### WRITTEN REQUEST
Give the number of lines that contain the string "chart", please, and nothing else.

### GIVEN INFORMATION

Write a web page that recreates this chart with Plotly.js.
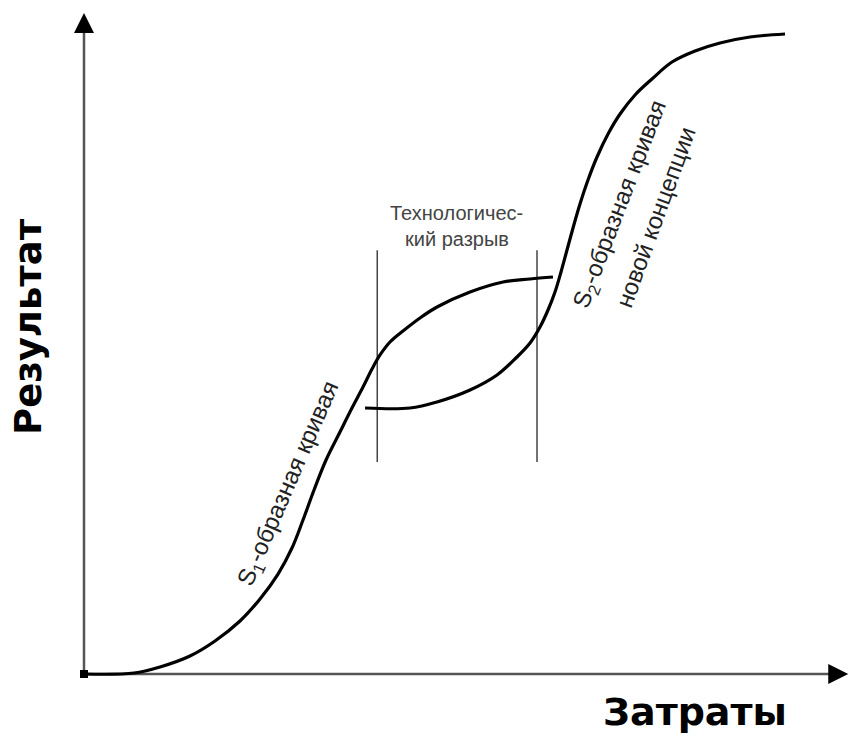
<!DOCTYPE html>
<html>
<head>
<meta charset="utf-8">
<script src="https://cdn.plot.ly/plotly-3.0.1.min.js"></script>
<style>html,body{margin:0;padding:0;background:#fff;}#chart{width:849px;height:737px;}</style>
</head>
<body>
<div id="chart"></div>
<script>
// S1 curve (old technology), arbitrary units: x = затраты, y = результат
const s1X = [0, 6.67, 10.13, 14.13, 17.47, 20.8, 23.47, 25.87, 27.73, 29.2, 30.67, 32.27, 34.13, 35.73, 37.2, 38.4, 39.47, 40.8, 42.53, 44.8, 47.07, 51.47, 55.87, 59.47, 62.53];
const s1Y = [0, 0.15, 1.08, 2.77, 5.08, 8.15, 11.54, 15.38, 19.38, 23.69, 28.31, 32.92, 37.23, 40.92, 44.15, 46.92, 49.08, 51.08, 52.77, 54.77, 56.46, 58.77, 60.31, 60.77, 61.08];
// S2 curve (new concept)
const s2X = [37.47, 43.47, 47.07, 51.47, 55.07, 57.73, 59.47, 60.8, 61.87, 62.8, 63.6, 64.4, 65.2, 66.13, 67.2, 68.4, 69.87, 71.47, 73.47, 75.73, 78.4, 81.47, 84.8, 88.8, 93.47];
const s2Y = [40.92, 40.92, 41.85, 43.69, 46.0, 48.77, 50.92, 53.38, 56.0, 58.77, 61.85, 65.23, 68.62, 72.31, 76.0, 79.54, 83.08, 86.15, 89.08, 91.54, 94.15, 95.85, 97.08, 98.0, 98.46];
// technological gap boundaries
const gapX = [39.1, 60.4];
const gapY = [32.6, 65.2];
// axes extents
const axisMaxX = 101.9;
const axisMaxY = 101.7;
// labels
const xTitle = "Затраты";
const yTitle = "Результат";
const gapLabel = ["Технологичес-", "кий разрыв"];
const s1Label = "S<sub>1</sub>-образная кривая";
const s2Label = ["S<sub>2</sub>-образная кривая", "новой концепции"];

const traces = [];
// axis lines
traces.push({x: [0, axisMaxX - 1], y: [0, 0], mode: 'lines', line: {color: '#555', width: 2.5}, hoverinfo: 'skip'});
traces.push({x: [0, 0], y: [0, axisMaxY - 1], mode: 'lines', line: {color: '#555', width: 2.5}, hoverinfo: 'skip'});
// gap lines
gapX.forEach(gx => traces.push({x: [gx, gx], y: gapY, mode: 'lines', line: {color: '#444', width: 1.5}, hoverinfo: 'skip'}));
// curves
traces.push({x: s1X, y: s1Y, mode: 'lines', line: {color: '#000', width: 3.2, shape: 'spline', smoothing: 1}, hoverinfo: 'skip'});
traces.push({x: s2X, y: s2Y, mode: 'lines', line: {color: '#000', width: 3.2, shape: 'spline', smoothing: 1}, hoverinfo: 'skip'});
// origin dot
traces.push({x: [0], y: [0], mode: 'markers', marker: {color: '#000', size: 8, symbol: 'square'}, hoverinfo: 'skip', cliponaxis: false});

const smallFont = {family: 'Liberation Sans, Arial, sans-serif', size: 24, color: '#222'};
const gapFont = {family: 'Liberation Sans, Arial, sans-serif', size: 20, color: '#444'};
const boldFont = {family: 'DejaVu Sans, sans-serif', color: '#000', weight: 'bold'};
const annotations = [
  // arrowheads
  {x: axisMaxX, y: 0, ax: axisMaxX - 1.6, ay: 0, xref: 'x', yref: 'y', axref: 'x', ayref: 'y', text: '', showarrow: true, arrowhead: 2, arrowsize: 1.6, arrowwidth: 2.5, arrowcolor: '#000', standoff: 0},
  {x: 0, y: axisMaxY, ax: 0, ay: axisMaxY - 1.8, xref: 'x', yref: 'y', axref: 'x', ayref: 'y', text: '', showarrow: true, arrowhead: 2, arrowsize: 1.6, arrowwidth: 2.5, arrowcolor: '#000', standoff: 0},
  // gap label
  {x: 49.7, y: 71.0, xref: 'x', yref: 'y', xanchor: 'center', yanchor: 'middle', text: gapLabel[0], showarrow: false, font: gapFont},
  {x: 49.7, y: 67.0, xref: 'x', yref: 'y', xanchor: 'center', yanchor: 'middle', text: gapLabel[1], showarrow: false, font: gapFont},
  // curve labels
  {x: 27.3, y: 29.2, xref: 'x', yref: 'y', xanchor: 'center', yanchor: 'middle', text: s1Label, showarrow: false, textangle: -66.6, font: smallFont},
  {x: 71.6, y: 72.2, xref: 'x', yref: 'y', xanchor: 'center', yanchor: 'middle', text: s2Label[0], showarrow: false, textangle: -69, font: smallFont},
  {x: 76.2, y: 70.2, xref: 'x', yref: 'y', xanchor: 'center', yanchor: 'middle', text: s2Label[1], showarrow: false, textangle: -70, font: smallFont},
  // axis titles
  {x: -0.0526, y: 0.534, xref: 'paper', yref: 'paper', xanchor: 'center', yanchor: 'middle', text: yTitle, showarrow: false, textangle: -90, font: Object.assign({size: 37}, boldFont)},
  {x: 0.8026, y: -0.037, xref: 'paper', yref: 'paper', xanchor: 'center', yanchor: 'middle', text: xTitle, showarrow: false, font: Object.assign({size: 38}, boldFont)}
];

const hiddenAxis = {visible: false, showgrid: false, zeroline: false, fixedrange: true};
const layout = {
  width: 849, height: 737,
  margin: {l: 69, r: 0, t: 11, b: 50},
  paper_bgcolor: '#fff', plot_bgcolor: '#fff',
  showlegend: false,
  xaxis: Object.assign({range: [-2, 102]}, hiddenAxis),
  yaxis: Object.assign({range: [-2, 102]}, hiddenAxis),
  annotations: annotations
};
Plotly.newPlot('chart', traces, layout, {staticPlot: true, displayModeBar: false});
</script>
</body>
</html>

### REPLY TO THE TASK
4